Alberto Collodel, clarinets
Simone Di Benedetto, double bass
The short stories that compose Primo Levi’s “The Periodic Table” are among his most interesting works, thanks to an approach – telling his own life through chemical elements – offering a precise formal reference, where fantasy may be set free.
The most interesting outcomes of contemporary jazz and improvisation often lie within similar coordinates, in a stratified and multi-directional dialectic between the freedom of narrating one’s self – and one’s self in relation to others – and the slightly awkward fascination of the limitations set by conventional forms.
It’s therefore no coincidence that Alberto Collodel and Simone Di Benedetto, while conversing with clarinets and double bass, openly draw their inspiration from seven of the short stories from that marvelous book. Together they move around scores and schemes that allow them to distil the musical flow into precise, thoughtful pieces.

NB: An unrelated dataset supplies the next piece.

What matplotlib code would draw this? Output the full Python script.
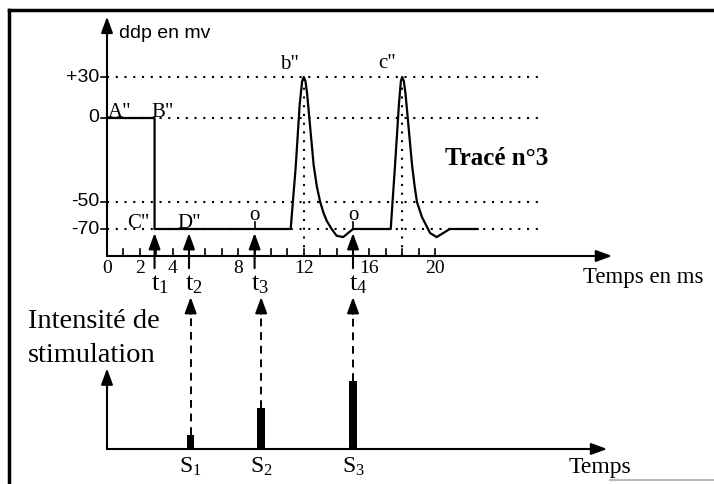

Two more pieces open and close this suite. One is by Di Benedetto and the other by Anthony Braxton, an artist used to working with schemes and formulas – often graphically conceived as chemical ones – and to creating highly original structures.
The best way to approach this excellent music is to act like an original reagent, that spontaneously allows the single elements to transform into something different and unexpected.
The only difference with chemistry is that, while reagents are burnt down after reaction, not only won’t this record burn you out, but you’ll get enriched by it. Enjoy.